A HISTORY SET IN STONE
by George D. Kanaan

Berea got its name by the flip of a coin back in 1836. Reverend Henry O. Sheldon, a circuit rider and later Berea's first postmaster, chose the name over another biblical locale: Tabor (Mount Tabor). Baldwin called "heads" and the rest is history.

Information obtained from the Berea Historical Society reveals that a New Englander named John Baldwin is credited with being one of Berea's founding fathers. He is also known as a founder of the Baldwin institute, which later became Baldwin-Wallace College. John Baldwin prospered in Berea by successfully transforming the sandstone along the banks of the Rocky River into a successful industry beginning in the early 1840s and lasting nearly a century.

His invention, a lathe to cut slabs of stone into grindstones, would make "Berea stone" world famous. The grindstones were used to sharpen tools for farm, home and industry. Building stone from Berea quarries was used in prestigious buildings in the United States and abroad. A festival named for the grindstones that were synonymous with Berea is held each July 4th weekend.
Quarry workers in mid-1800s were of English, Scottish and German ancestry. As time passed, German, Irish and Polish immigrants arrived to work in the quarries. In the 1940s, Carborundum grinding wheels replaced grindstones, and cement was being used more extensively in construction. Berea's industrial greatness had ended.

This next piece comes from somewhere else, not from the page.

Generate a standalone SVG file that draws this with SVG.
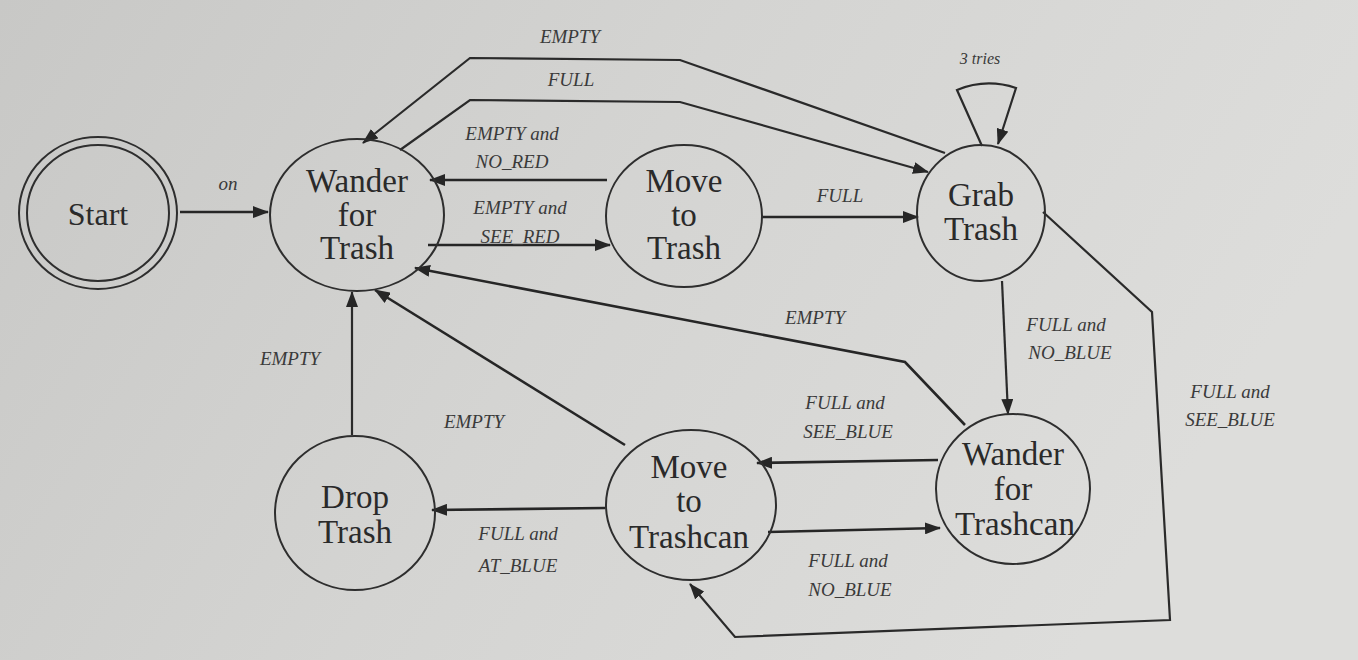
<svg xmlns="http://www.w3.org/2000/svg" width="1358" height="660" viewBox="0 0 1358 660">
<defs>
<linearGradient id="paper" x1="0" y1="0" x2="1" y2="0.3">
<stop offset="0" stop-color="#c8c8c6"/>
<stop offset="0.5" stop-color="#d4d4d2"/>
<stop offset="1" stop-color="#dddddb"/>
</linearGradient>
<marker id="arrow" markerUnits="userSpaceOnUse" markerWidth="16" markerHeight="12" refX="15" refY="6" orient="auto">
<path d="M0,0 L16,6 L0,12 z" fill="#262626"/>
</marker>
</defs>
<style>
.node{fill:none;stroke:#2e2e2e;stroke-width:2}
.nl{font-family:"Liberation Serif","Times New Roman",serif;font-size:33px;fill:#2a2a2a;text-anchor:middle}
.el{font-family:"Liberation Serif","Times New Roman",serif;font-style:italic;font-size:19px;fill:#3a3a3a;text-anchor:middle}
.edge{fill:none;stroke:#262626;stroke-width:2.6;marker-end:url(#arrow)}
.thin{fill:none;stroke:#2a2a2a;stroke-width:2.2;marker-end:url(#arrow)}
</style>
<rect width="1358" height="660" fill="url(#paper)"/>

<g id="connectors">
<path class="edge" d="M180,212 L268,212"/>
<path class="edge" d="M607,180 L430,180"/>
<path class="edge" d="M428,245 L610,245"/>
<path class="edge" d="M762,217 L918,217"/>
<path class="thin" d="M945,153 L680,60 L470,58 L363,143"/>
<path class="thin" d="M400,150 L470,100 L680,102 L928,172"/>
<path class="thin" d="M982,146 L957,90 Q986,78 1016,88 L998,144"/>
<path class="thin" d="M1002,281 L1008,414"/>
<path class="thin" d="M1043,212 L1152,312 L1170,620 L735,637 L690,584"/>
<path class="edge" d="M965,425 L905,362 L415,268"/>
<path class="edge" d="M938,460 L757,463"/>
<path class="edge" d="M768,532 L940,528"/>
<path class="edge" d="M625,445 L375,290"/>
<path class="thin" d="M352,435 L352,292"/>
<path class="edge" d="M605,508 L432,510"/>
</g>

<g id="edge-labels">
<text class="el" x="228" y="190">on</text>
<text class="el" x="512" y="140">EMPTY and</text>
<text class="el" x="512" y="168">NO_RED</text>
<text class="el" x="520" y="214">EMPTY and</text>
<text class="el" x="520" y="243">SEE_RED</text>
<text class="el" x="840" y="202">FULL</text>
<text class="el" x="570" y="43">EMPTY</text>
<text class="el" x="571" y="86">FULL</text>
<text class="el" x="980" y="64" style="font-size:16px">3 tries</text>
<text class="el" x="1066" y="331">FULL and</text>
<text class="el" x="1070" y="359">NO_BLUE</text>
<text class="el" x="1230" y="398">FULL and</text>
<text class="el" x="1230" y="426">SEE_BLUE</text>
<text class="el" x="815" y="324">EMPTY</text>
<text class="el" x="845" y="409">FULL and</text>
<text class="el" x="848" y="438">SEE_BLUE</text>
<text class="el" x="848" y="567">FULL and</text>
<text class="el" x="850" y="596">NO_BLUE</text>
<text class="el" x="474" y="428">EMPTY</text>
<text class="el" x="290" y="365">EMPTY</text>
<text class="el" x="518" y="540">FULL and</text>
<text class="el" x="518" y="572">AT_BLUE</text>
</g>

<g id="start">
<ellipse class="node" cx="98" cy="213" rx="79" ry="76"/>
<ellipse class="node" cx="98" cy="213" rx="71" ry="68"/>
<text class="nl" x="98" y="225" style="font-size:32px">Start</text>
</g>
<g id="wander-trash">
<ellipse class="node" cx="357" cy="215" rx="87" ry="76"/>
<text class="nl" x="357" y="192">Wander</text>
<text class="nl" x="357" y="226">for</text>
<text class="nl" x="357" y="259">Trash</text>
</g>
<g id="move-trash">
<ellipse class="node" cx="684" cy="216" rx="78" ry="71"/>
<text class="nl" x="684" y="192">Move</text>
<text class="nl" x="684" y="226">to</text>
<text class="nl" x="684" y="259">Trash</text>
</g>
<g id="grab-trash">
<ellipse class="node" cx="981" cy="213" rx="64" ry="68"/>
<text class="nl" x="981" y="206">Grab</text>
<text class="nl" x="981" y="240">Trash</text>
</g>
<g id="wander-trashcan">
<ellipse class="node" cx="1013" cy="489" rx="77" ry="75"/>
<text class="nl" x="1013" y="465">Wander</text>
<text class="nl" x="1013" y="500">for</text>
<text class="nl" x="1015" y="535">Trashcan</text>
</g>
<g id="move-trashcan">
<ellipse class="node" cx="691" cy="505" rx="85" ry="75"/>
<text class="nl" x="689" y="478">Move</text>
<text class="nl" x="689" y="512">to</text>
<text class="nl" x="689" y="548">Trashcan</text>
</g>
<g id="drop-trash">
<ellipse class="node" cx="355" cy="513" rx="80" ry="77"/>
<text class="nl" x="355" y="508">Drop</text>
<text class="nl" x="355" y="543">Trash</text>
</g>
</svg>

Today, Berea is moving forward with renewed conviction and purpose. Berea finds itself with numerous opportunities to revitalize its economic future while keeping alive its historic past. The town will continue to be a great place to call home, as it continues to evolve and change. The most dynamic treasures are diversity of culture, education, entertainment, religion, recreation, commerce and most important, our citizens. Woven into the character of its people is a fierce community pride kindled by the legacy left by Berea's strong and hearty settlers and founding fathers. The tough pioneering spirit they implanted is still in evidence today.